DynamoDB Design Decisions
DynamoDB makes specific tradeoffs for managed simplicity: (1) Single-table design — DynamoDB encourages storing multiple entity types in one table with carefully designed partition keys and sort keys. This enables efficient access patterns without JOINs (which DynamoDB does not support). (2) Provisioned vs on-demand capacity — provisioned mode: specify read and write capacity units upfront (cheaper for predictable workloads). On-demand: pay per request with automatic scaling (simpler but more expensive for steady traffic). (3) Global Secondary Indexes (GSI) — create alternate access patterns. A GSI is a full copy of the table with a different partition key. Writes to the base table are asynchronously replicated to GSIs (eventual consistency for GSI reads). (4) DynamoDB Streams — a change data capture stream of all item-level modifications.
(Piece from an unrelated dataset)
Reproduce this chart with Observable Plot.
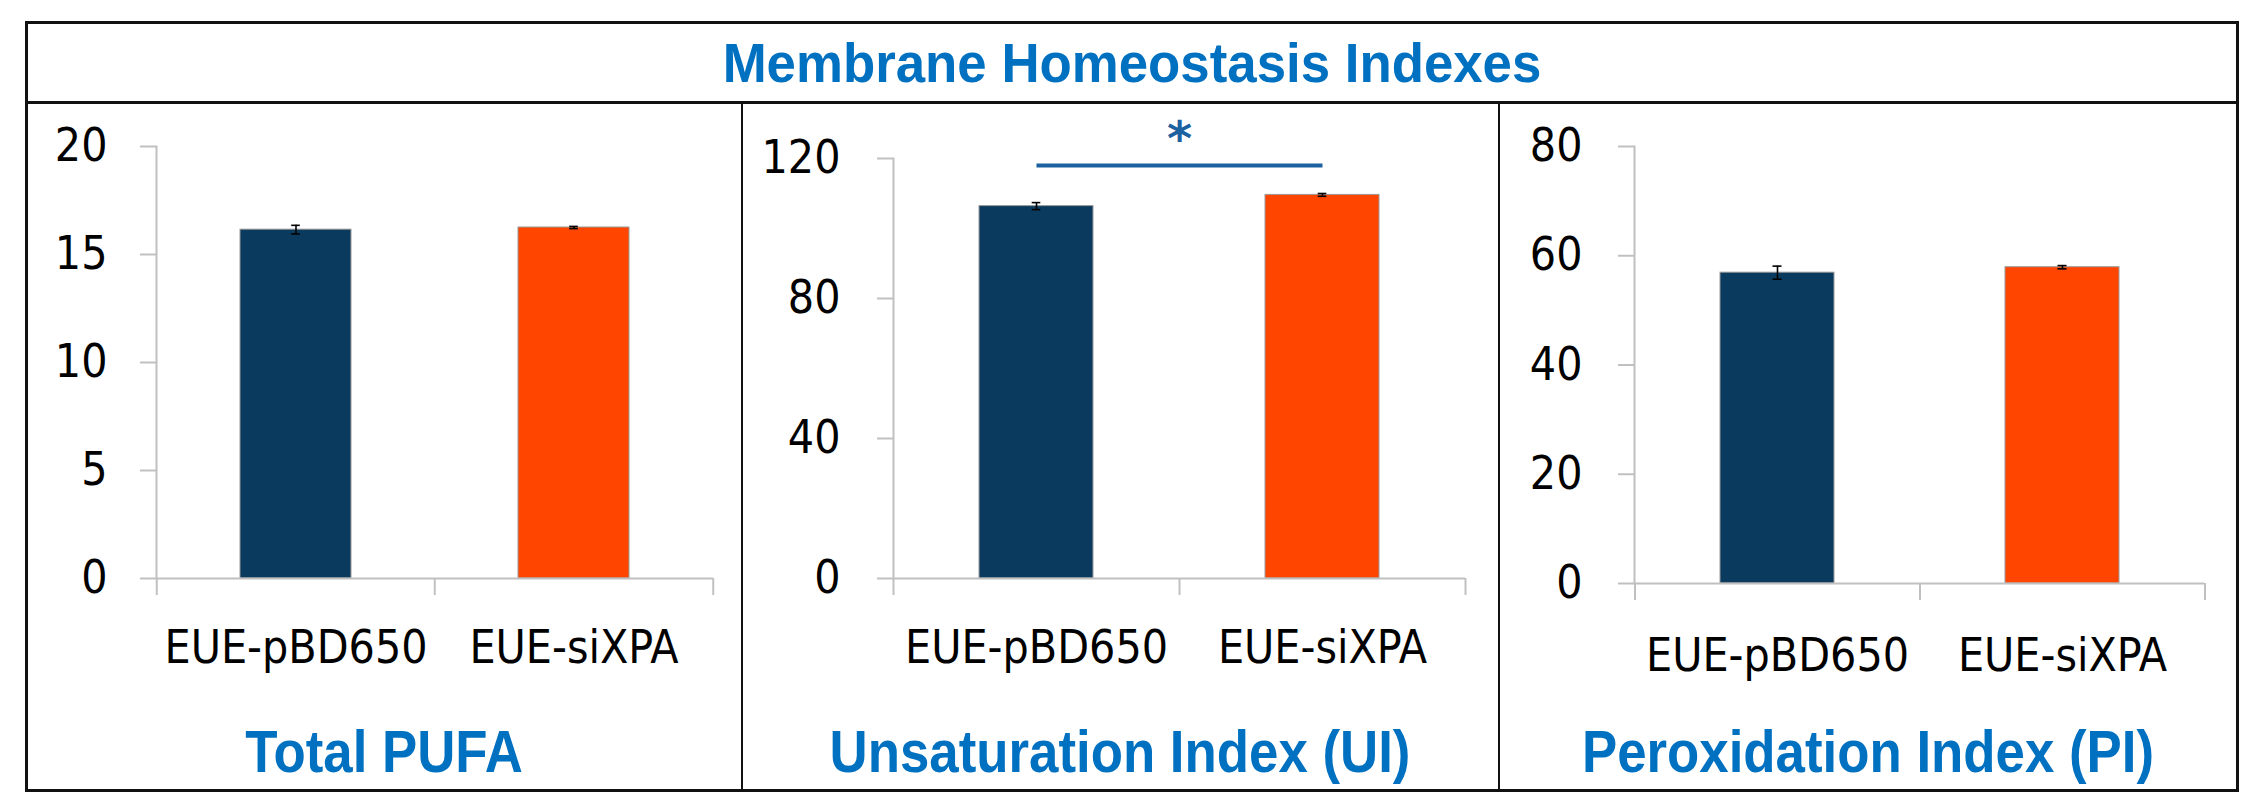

Consumers (Lambda, Kinesis) process changes in near real-time. Enables event sourcing, cross-region replication, and materialized views. (5) Transactions — DynamoDB supports ACID transactions across multiple items and tables (TransactWriteItems, TransactGetItems). Limited to 100 items per transaction. Uses an optimistic concurrency protocol internally. In system design interviews: DynamoDB is the simplest answer for key-value workloads on AWS. Mention it when you need single-digit millisecond reads/writes at any scale with zero operational overhead.